[Entries with chart source code]
==============================

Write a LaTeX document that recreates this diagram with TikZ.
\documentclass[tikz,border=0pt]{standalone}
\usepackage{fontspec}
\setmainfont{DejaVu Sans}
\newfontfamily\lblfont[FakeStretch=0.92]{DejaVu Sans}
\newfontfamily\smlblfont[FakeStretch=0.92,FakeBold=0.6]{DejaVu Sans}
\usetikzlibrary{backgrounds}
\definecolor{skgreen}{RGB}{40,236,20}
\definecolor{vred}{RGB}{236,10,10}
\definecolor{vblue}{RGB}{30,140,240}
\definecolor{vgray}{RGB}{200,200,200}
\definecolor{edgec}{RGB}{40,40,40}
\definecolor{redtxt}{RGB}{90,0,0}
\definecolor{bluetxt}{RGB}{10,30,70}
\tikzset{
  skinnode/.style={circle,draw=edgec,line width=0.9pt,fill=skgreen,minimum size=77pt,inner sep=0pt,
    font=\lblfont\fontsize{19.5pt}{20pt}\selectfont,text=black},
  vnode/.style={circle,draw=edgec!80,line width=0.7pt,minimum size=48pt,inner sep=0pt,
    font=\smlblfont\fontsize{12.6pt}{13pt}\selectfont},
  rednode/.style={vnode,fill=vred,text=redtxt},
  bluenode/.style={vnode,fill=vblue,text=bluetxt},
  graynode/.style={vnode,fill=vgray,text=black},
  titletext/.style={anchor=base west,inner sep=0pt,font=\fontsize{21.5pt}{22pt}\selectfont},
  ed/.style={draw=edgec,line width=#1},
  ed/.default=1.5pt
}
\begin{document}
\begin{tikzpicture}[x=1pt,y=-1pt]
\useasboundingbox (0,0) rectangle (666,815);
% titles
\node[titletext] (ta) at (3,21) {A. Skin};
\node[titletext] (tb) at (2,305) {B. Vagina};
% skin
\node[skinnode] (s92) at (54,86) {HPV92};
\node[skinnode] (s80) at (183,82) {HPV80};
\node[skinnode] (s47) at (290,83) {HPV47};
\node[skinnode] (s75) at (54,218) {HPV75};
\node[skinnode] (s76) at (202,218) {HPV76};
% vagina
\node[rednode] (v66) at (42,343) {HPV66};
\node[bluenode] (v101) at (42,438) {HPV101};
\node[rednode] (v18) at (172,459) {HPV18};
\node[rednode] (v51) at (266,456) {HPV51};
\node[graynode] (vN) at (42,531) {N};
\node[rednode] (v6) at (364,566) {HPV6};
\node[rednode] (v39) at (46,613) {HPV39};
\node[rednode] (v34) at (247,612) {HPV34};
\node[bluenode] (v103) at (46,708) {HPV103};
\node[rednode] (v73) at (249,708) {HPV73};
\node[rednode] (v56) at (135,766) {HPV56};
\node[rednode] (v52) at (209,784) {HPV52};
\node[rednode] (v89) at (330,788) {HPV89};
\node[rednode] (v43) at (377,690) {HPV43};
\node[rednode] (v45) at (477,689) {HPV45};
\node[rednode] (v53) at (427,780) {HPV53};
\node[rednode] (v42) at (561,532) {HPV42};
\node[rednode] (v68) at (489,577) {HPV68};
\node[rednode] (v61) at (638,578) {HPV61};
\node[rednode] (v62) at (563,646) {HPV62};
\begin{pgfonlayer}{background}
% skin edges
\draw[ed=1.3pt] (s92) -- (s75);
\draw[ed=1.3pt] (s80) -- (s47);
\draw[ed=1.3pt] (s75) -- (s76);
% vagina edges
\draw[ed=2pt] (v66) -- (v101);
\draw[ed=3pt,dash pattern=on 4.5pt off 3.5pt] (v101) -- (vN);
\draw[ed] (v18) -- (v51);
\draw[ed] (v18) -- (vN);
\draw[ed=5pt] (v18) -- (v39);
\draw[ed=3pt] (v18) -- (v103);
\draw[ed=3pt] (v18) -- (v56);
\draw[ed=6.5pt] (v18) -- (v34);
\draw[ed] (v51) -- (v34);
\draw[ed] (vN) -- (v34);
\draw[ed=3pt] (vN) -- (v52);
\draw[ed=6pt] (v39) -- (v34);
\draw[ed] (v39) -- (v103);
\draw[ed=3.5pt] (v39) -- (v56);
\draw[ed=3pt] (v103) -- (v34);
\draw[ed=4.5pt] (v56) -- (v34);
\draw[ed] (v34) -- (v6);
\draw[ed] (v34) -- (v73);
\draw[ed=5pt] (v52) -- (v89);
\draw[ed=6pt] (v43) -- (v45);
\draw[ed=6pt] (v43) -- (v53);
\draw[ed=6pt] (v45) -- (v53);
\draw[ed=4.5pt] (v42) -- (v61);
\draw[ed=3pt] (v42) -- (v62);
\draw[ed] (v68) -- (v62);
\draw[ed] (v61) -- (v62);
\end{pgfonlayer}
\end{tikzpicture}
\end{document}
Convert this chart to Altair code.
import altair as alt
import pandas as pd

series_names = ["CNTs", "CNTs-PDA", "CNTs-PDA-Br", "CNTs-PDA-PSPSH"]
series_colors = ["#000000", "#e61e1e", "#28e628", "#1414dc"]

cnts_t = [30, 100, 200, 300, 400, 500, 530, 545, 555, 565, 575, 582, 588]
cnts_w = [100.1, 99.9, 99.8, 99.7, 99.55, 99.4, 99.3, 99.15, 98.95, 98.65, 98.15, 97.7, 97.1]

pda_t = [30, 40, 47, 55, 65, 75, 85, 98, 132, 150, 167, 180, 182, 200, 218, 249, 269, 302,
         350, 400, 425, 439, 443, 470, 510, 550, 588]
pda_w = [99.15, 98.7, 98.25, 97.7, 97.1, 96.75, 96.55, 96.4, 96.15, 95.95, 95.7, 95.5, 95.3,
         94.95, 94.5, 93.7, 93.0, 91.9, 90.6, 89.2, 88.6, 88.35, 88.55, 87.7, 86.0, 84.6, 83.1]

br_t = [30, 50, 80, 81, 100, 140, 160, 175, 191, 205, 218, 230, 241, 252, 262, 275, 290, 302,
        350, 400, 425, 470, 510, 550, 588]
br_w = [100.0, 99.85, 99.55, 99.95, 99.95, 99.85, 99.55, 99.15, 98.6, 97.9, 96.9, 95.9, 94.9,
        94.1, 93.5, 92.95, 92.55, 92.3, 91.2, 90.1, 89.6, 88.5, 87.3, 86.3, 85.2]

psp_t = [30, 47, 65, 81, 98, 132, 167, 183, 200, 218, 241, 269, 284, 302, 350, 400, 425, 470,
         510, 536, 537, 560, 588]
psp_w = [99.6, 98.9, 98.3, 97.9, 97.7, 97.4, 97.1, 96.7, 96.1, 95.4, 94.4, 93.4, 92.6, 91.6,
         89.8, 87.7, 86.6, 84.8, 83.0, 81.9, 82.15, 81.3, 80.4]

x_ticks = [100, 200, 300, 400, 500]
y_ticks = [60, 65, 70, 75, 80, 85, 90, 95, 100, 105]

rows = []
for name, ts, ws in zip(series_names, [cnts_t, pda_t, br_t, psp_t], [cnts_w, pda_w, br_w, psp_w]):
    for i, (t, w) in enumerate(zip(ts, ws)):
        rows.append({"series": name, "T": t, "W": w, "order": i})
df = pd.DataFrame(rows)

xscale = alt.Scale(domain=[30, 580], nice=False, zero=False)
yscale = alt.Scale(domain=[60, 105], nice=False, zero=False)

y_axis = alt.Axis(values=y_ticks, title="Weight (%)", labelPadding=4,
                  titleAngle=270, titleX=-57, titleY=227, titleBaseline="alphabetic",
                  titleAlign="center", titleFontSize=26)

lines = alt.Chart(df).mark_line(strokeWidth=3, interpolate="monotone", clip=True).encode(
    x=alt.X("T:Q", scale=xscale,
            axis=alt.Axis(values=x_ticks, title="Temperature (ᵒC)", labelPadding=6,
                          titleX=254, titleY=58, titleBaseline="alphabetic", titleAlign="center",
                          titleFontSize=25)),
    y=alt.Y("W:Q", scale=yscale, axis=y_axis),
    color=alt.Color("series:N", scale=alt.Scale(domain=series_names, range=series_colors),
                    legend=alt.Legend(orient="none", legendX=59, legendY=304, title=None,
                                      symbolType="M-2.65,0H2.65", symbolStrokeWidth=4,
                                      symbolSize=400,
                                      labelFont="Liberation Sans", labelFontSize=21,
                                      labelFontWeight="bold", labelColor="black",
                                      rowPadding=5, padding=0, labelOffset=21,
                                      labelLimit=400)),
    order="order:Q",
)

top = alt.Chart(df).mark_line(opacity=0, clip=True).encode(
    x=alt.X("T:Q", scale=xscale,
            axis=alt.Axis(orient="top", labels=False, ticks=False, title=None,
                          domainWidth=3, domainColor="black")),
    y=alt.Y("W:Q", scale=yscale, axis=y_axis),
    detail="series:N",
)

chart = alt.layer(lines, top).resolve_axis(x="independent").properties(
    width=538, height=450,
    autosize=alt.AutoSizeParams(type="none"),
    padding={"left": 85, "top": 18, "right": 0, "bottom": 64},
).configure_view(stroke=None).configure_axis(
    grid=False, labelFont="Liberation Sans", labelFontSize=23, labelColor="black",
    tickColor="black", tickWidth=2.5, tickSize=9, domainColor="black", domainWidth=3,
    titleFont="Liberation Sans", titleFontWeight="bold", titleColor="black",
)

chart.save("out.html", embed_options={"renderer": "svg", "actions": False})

==============================

» **WORK TO DO**: Give again the run of lines that opens at the line with "Convert this chart to Altair code." and closes at the line with "87.3, 86.3, 85.2]", exactly, and only that run.

» **THE COMPLETED TASK**:
Convert this chart to Altair code.
import altair as alt
import pandas as pd

series_names = ["CNTs", "CNTs-PDA", "CNTs-PDA-Br", "CNTs-PDA-PSPSH"]
series_colors = ["#000000", "#e61e1e", "#28e628", "#1414dc"]

cnts_t = [30, 100, 200, 300, 400, 500, 530, 545, 555, 565, 575, 582, 588]
cnts_w = [100.1, 99.9, 99.8, 99.7, 99.55, 99.4, 99.3, 99.15, 98.95, 98.65, 98.15, 97.7, 97.1]

pda_t = [30, 40, 47, 55, 65, 75, 85, 98, 132, 150, 167, 180, 182, 200, 218, 249, 269, 302,
         350, 400, 425, 439, 443, 470, 510, 550, 588]
pda_w = [99.15, 98.7, 98.25, 97.7, 97.1, 96.75, 96.55, 96.4, 96.15, 95.95, 95.7, 95.5, 95.3,
         94.95, 94.5, 93.7, 93.0, 91.9, 90.6, 89.2, 88.6, 88.35, 88.55, 87.7, 86.0, 84.6, 83.1]

br_t = [30, 50, 80, 81, 100, 140, 160, 175, 191, 205, 218, 230, 241, 252, 262, 275, 290, 302,
        350, 400, 425, 470, 510, 550, 588]
br_w = [100.0, 99.85, 99.55, 99.95, 99.95, 99.85, 99.55, 99.15, 98.6, 97.9, 96.9, 95.9, 94.9,
        94.1, 93.5, 92.95, 92.55, 92.3, 91.2, 90.1, 89.6, 88.5, 87.3, 86.3, 85.2]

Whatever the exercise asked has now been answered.